Unionlearn's strength has been to use union learning reps to act as advocates, encouraging and advising their colleagues on the advantages of improving their skills.  It has trained more than 23,000 ULRs, delivered 30,000 Skills for Life courses and reaches 250,000 learners per year.
 
 The Leeds University report found that Union Learning Fund projects are:

  • Inclusive: more than nine out of ten projects opened learning opportunities to non-union members. A third of projects targeted a specific ethnic or minority group.
  • Give added value: without ULF projects, learning would not have taken place in many workplaces or the quality of learning would not have been as good.

Union Learning Fund projects have had a positive knock-on effect on employer-employee relations, on staff morale and health and safety in the workplace. Almost a third of employers said that organisational performance had increased and 42 per cent said that levels of trust between management and unions had improved.
 
Where learning agreements were signed by employers (in 53 per cent of workplaces), the learning experience and the benefits to the organisation have been the greatest. 

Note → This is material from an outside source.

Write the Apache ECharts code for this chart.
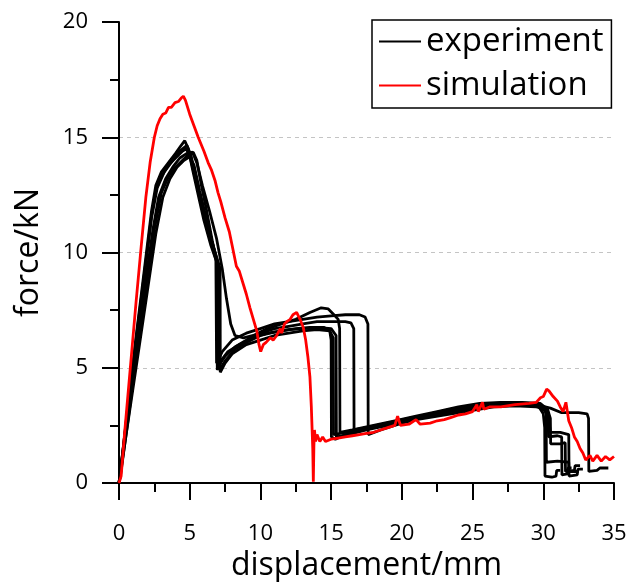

Union Learning Fund projects have encouraged four out of ten employers to make a financial contribution to union learning activities (the average investment was £23,000); however many more provided contributions in kind, for example equipment, office space and time off for reps and employees.
 
The report shows that unions have a role to play with employers "to help them navigate economic uncertainty and prepare for better times".  Joint working with unions increased at almost a third (30 per cent) of workplaces as a response to the recession. 
 
The biggest hurdle for union learning projects has been the securing time off for staff to take part in learning and reps to carry out their functions. There is also the issue of funding. While four in ten employers state that learning activities would continue without external funding, more than a quarter (28 per cent) disagreed. A third of employers still do not provide training for their workers.
 
Tom Wilson, director of unionlearn said: "The Leeds University survey shows why employers like union learning. It helps them and helps their employees. As skills become ever more important, promoting learning is increasingly becoming a core activity for unions. Unions are working at a local level with employers to identify and meet skills gaps and challenging poor employers to match the best."